PROBLEM TO WORK ON. Your task is to retype the lines between the line with "Emit a Python" and the line with "import plotly.graph_objects as go", inclusive. Copy no pictures and no other lines.

PROVIDED ENTRIES.

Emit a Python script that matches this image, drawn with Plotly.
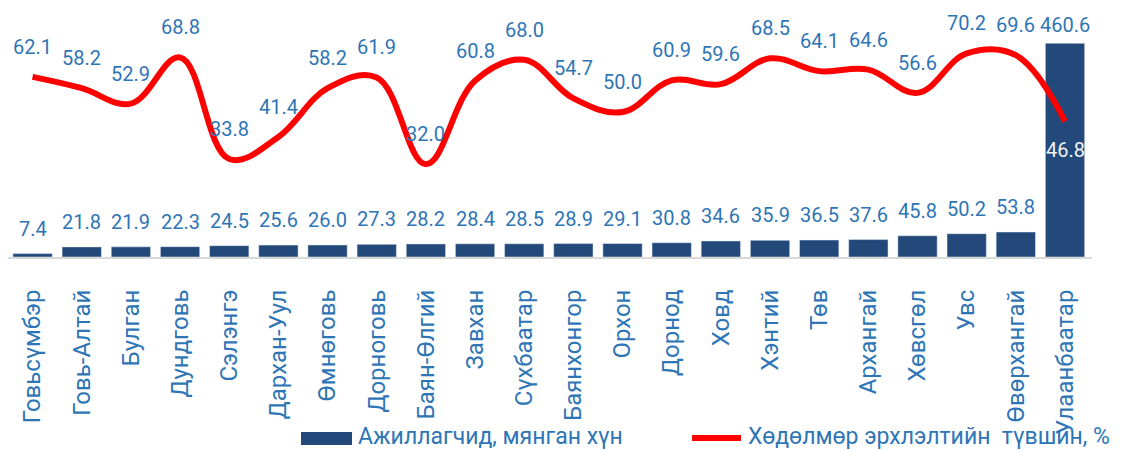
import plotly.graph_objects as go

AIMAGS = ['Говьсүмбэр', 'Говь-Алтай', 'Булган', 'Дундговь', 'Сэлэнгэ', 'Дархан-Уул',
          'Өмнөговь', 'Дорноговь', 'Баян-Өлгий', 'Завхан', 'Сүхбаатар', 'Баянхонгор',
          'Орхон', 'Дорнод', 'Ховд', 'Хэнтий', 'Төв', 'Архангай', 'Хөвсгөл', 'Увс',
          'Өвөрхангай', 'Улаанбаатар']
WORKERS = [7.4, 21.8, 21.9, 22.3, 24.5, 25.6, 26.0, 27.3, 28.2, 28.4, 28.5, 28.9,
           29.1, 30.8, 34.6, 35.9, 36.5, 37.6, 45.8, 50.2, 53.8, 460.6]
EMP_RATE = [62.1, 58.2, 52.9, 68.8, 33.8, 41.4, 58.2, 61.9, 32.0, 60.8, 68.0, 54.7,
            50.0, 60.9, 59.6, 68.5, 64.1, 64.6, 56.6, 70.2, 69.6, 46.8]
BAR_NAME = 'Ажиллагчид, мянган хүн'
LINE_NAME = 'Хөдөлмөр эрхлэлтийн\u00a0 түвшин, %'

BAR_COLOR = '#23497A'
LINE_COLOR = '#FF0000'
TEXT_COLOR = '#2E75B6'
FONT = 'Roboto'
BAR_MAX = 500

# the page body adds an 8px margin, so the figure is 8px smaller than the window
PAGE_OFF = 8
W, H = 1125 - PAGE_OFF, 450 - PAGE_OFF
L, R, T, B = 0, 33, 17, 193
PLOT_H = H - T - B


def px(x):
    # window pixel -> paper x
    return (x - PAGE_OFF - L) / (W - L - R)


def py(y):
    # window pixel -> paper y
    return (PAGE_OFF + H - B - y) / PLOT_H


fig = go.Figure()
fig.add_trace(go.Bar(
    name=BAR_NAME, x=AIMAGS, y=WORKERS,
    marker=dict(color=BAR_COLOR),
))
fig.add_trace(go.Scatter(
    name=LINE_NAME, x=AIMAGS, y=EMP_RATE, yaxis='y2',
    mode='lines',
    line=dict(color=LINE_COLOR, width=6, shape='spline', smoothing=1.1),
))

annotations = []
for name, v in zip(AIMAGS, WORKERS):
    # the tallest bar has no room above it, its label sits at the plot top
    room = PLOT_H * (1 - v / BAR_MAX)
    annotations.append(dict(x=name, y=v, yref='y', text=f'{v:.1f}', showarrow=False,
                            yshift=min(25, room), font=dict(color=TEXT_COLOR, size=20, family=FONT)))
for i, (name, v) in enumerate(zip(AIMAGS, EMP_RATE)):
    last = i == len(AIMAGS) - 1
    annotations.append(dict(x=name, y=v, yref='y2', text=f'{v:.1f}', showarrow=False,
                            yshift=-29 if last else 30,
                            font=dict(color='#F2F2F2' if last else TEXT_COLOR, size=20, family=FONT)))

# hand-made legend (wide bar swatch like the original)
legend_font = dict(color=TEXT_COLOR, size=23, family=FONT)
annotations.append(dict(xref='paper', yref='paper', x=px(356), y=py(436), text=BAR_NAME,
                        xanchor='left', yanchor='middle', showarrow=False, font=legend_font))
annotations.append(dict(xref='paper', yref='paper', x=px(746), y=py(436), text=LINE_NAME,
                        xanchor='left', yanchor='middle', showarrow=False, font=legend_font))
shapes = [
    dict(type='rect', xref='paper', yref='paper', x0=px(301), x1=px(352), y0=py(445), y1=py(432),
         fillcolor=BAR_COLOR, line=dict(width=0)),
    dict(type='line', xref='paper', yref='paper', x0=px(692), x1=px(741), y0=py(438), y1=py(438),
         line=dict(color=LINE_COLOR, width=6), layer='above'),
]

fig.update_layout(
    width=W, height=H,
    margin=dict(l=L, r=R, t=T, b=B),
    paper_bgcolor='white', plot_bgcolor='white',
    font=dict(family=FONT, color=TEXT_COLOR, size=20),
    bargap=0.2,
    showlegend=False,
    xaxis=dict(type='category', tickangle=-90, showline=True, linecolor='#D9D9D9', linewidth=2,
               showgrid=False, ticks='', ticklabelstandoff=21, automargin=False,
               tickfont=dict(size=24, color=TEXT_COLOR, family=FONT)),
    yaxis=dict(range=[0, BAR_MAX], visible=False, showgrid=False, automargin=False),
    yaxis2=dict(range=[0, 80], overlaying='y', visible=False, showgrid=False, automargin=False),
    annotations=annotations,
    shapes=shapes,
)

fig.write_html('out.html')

* * *

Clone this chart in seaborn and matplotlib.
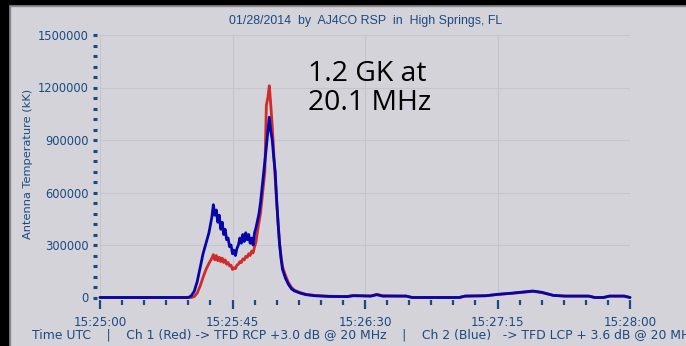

ANSWER TO THE EXERCISE.
Emit a Python script that matches this image, drawn with Plotly.
import plotly.graph_objects as go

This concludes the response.